REQUIRED WORK
Starting with the first line below, extract each line through the one that contains "(root) -| (k2345);", inclusive, excluding pictures.
-- START OF DATA BLOCK --
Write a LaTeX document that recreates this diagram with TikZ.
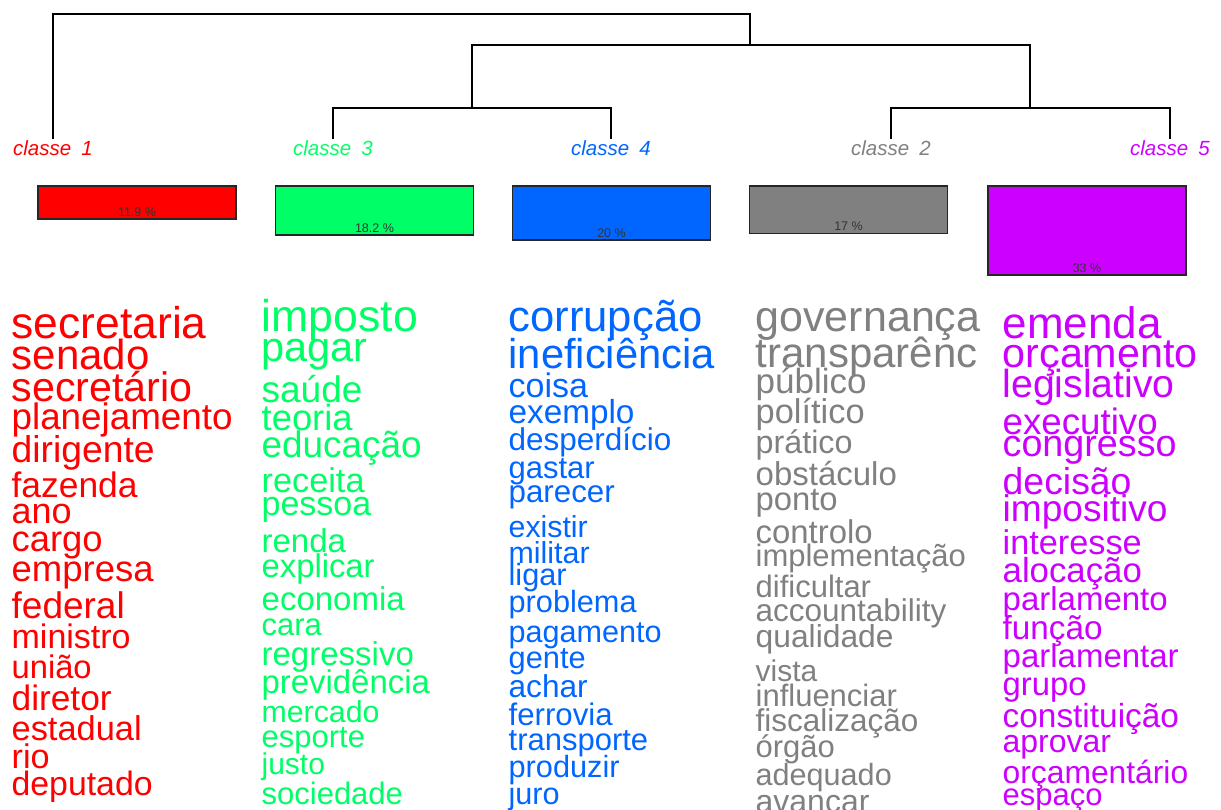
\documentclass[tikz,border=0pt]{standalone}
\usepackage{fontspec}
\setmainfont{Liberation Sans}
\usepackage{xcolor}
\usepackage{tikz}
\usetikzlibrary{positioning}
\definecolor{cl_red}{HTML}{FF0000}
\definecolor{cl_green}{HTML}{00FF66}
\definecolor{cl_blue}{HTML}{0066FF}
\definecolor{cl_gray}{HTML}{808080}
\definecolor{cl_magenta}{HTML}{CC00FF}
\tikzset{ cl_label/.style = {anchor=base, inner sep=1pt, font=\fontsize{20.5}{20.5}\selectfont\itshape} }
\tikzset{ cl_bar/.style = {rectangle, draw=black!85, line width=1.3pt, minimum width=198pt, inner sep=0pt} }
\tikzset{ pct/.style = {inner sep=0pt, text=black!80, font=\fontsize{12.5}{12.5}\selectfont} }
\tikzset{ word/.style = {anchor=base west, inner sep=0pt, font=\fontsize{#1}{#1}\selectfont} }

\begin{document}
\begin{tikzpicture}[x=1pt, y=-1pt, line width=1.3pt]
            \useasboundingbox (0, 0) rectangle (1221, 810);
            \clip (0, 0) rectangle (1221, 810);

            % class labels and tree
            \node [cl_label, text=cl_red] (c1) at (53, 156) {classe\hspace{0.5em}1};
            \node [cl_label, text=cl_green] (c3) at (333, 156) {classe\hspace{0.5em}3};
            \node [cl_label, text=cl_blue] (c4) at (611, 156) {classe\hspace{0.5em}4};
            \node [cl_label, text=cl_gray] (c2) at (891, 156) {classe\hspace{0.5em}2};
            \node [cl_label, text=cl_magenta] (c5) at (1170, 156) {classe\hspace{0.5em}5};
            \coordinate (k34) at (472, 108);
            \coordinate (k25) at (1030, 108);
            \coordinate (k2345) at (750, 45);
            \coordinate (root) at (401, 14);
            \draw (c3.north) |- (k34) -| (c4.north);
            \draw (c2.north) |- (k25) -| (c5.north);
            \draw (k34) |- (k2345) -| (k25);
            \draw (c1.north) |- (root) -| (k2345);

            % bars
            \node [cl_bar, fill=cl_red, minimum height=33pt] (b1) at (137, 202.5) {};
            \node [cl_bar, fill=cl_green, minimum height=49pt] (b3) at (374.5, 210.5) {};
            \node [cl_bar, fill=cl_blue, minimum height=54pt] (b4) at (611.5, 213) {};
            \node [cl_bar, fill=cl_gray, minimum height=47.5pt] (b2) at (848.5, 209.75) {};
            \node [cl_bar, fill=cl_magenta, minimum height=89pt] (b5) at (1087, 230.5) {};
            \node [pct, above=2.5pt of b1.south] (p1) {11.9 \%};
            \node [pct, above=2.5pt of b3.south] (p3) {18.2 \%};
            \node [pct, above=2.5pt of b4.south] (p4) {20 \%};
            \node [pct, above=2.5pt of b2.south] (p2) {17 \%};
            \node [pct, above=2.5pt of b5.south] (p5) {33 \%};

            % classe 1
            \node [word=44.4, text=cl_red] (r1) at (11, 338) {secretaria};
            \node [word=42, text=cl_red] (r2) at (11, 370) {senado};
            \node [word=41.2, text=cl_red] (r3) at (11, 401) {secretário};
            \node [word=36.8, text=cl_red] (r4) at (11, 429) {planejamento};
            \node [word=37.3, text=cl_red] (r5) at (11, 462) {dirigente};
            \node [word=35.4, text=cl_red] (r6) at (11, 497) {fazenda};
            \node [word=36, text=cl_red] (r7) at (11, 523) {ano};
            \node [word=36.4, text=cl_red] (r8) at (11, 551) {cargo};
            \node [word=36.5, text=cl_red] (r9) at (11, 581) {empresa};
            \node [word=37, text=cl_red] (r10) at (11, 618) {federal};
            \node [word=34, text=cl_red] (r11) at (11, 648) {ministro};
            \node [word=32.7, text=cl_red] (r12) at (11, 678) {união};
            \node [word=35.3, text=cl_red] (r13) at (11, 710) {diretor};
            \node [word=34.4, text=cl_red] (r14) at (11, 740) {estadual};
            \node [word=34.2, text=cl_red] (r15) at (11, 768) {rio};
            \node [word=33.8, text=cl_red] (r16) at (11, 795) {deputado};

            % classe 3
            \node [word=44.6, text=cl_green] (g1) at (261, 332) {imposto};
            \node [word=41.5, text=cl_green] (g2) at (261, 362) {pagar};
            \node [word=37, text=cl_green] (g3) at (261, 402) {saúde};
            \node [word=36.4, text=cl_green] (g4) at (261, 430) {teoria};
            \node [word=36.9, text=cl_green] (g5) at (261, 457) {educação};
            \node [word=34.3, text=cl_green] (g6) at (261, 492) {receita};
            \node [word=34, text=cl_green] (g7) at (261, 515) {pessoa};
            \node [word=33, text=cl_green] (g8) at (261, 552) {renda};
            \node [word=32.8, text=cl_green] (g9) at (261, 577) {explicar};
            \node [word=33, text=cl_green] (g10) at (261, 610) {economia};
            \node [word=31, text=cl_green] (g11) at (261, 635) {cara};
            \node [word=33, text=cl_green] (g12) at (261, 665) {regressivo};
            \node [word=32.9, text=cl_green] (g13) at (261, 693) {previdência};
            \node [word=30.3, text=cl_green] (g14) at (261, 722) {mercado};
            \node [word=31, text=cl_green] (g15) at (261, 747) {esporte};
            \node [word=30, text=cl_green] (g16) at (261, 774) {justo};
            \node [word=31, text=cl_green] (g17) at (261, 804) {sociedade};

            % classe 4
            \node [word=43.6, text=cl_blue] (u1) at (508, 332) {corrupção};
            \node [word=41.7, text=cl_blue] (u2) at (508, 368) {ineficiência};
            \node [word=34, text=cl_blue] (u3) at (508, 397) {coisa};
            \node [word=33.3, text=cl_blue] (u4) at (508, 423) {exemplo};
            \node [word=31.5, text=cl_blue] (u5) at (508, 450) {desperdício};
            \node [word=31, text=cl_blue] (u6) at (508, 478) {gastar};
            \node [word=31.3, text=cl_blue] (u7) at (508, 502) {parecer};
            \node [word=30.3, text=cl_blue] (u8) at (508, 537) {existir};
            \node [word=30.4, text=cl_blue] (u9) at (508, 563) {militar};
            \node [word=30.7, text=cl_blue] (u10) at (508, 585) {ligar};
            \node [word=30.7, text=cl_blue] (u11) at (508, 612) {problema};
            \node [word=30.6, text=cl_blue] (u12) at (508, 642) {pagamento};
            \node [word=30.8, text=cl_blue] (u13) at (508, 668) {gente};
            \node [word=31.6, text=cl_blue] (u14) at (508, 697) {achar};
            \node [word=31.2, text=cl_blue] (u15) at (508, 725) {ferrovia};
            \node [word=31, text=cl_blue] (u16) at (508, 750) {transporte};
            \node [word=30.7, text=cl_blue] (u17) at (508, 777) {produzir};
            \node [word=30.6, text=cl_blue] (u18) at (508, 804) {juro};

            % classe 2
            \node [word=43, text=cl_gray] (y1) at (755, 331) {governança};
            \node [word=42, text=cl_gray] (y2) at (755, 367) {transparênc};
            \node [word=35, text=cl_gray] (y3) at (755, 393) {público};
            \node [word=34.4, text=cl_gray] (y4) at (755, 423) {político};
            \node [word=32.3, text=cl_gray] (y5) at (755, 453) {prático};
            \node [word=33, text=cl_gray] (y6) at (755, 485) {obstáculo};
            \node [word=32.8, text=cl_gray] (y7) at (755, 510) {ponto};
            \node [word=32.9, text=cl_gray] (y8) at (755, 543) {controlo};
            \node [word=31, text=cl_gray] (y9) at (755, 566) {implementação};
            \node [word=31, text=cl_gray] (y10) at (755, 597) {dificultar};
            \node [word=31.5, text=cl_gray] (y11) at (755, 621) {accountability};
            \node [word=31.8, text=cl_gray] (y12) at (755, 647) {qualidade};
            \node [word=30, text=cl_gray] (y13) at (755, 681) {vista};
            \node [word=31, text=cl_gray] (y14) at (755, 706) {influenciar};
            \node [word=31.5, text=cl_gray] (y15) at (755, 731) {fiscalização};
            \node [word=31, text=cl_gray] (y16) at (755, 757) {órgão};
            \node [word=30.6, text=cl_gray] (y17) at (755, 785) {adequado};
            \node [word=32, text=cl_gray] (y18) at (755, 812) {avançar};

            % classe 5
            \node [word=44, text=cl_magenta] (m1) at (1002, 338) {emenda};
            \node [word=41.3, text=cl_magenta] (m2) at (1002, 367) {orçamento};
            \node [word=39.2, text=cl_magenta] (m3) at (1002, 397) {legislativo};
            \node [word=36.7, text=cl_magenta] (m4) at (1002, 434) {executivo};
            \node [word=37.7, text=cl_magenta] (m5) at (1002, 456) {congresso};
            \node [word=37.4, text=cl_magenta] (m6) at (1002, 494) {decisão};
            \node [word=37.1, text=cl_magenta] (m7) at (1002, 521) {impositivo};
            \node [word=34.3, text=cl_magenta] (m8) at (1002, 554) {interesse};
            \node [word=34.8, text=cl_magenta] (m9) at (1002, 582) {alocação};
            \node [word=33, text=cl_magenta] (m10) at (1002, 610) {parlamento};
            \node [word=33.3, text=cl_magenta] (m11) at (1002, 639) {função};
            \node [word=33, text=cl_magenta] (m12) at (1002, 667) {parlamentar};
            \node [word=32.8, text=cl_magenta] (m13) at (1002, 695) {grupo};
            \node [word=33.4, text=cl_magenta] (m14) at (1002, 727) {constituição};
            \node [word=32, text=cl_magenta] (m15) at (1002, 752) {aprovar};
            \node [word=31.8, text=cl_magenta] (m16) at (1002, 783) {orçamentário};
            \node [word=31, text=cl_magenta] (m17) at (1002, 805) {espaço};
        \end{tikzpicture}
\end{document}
-- END OF DATA BLOCK --
TASK RESULT
Write a LaTeX document that recreates this diagram with TikZ.
\documentclass[tikz,border=0pt]{standalone}
\usepackage{fontspec}
\setmainfont{Liberation Sans}
\usepackage{xcolor}
\usepackage{tikz}
\usetikzlibrary{positioning}
\definecolor{cl_red}{HTML}{FF0000}
\definecolor{cl_green}{HTML}{00FF66}
\definecolor{cl_blue}{HTML}{0066FF}
\definecolor{cl_gray}{HTML}{808080}
\definecolor{cl_magenta}{HTML}{CC00FF}
\tikzset{ cl_label/.style = {anchor=base, inner sep=1pt, font=\fontsize{20.5}{20.5}\selectfont\itshape} }
\tikzset{ cl_bar/.style = {rectangle, draw=black!85, line width=1.3pt, minimum width=198pt, inner sep=0pt} }
\tikzset{ pct/.style = {inner sep=0pt, text=black!80, font=\fontsize{12.5}{12.5}\selectfont} }
\tikzset{ word/.style = {anchor=base west, inner sep=0pt, font=\fontsize{#1}{#1}\selectfont} }

\begin{document}
\begin{tikzpicture}[x=1pt, y=-1pt, line width=1.3pt]
            \useasboundingbox (0, 0) rectangle (1221, 810);
            \clip (0, 0) rectangle (1221, 810);

            % class labels and tree
            \node [cl_label, text=cl_red] (c1) at (53, 156) {classe\hspace{0.5em}1};
            \node [cl_label, text=cl_green] (c3) at (333, 156) {classe\hspace{0.5em}3};
            \node [cl_label, text=cl_blue] (c4) at (611, 156) {classe\hspace{0.5em}4};
            \node [cl_label, text=cl_gray] (c2) at (891, 156) {classe\hspace{0.5em}2};
            \node [cl_label, text=cl_magenta] (c5) at (1170, 156) {classe\hspace{0.5em}5};
            \coordinate (k34) at (472, 108);
            \coordinate (k25) at (1030, 108);
            \coordinate (k2345) at (750, 45);
            \coordinate (root) at (401, 14);
            \draw (c3.north) |- (k34) -| (c4.north);
            \draw (c2.north) |- (k25) -| (c5.north);
            \draw (k34) |- (k2345) -| (k25);
            \draw (c1.north) |- (root) -| (k2345);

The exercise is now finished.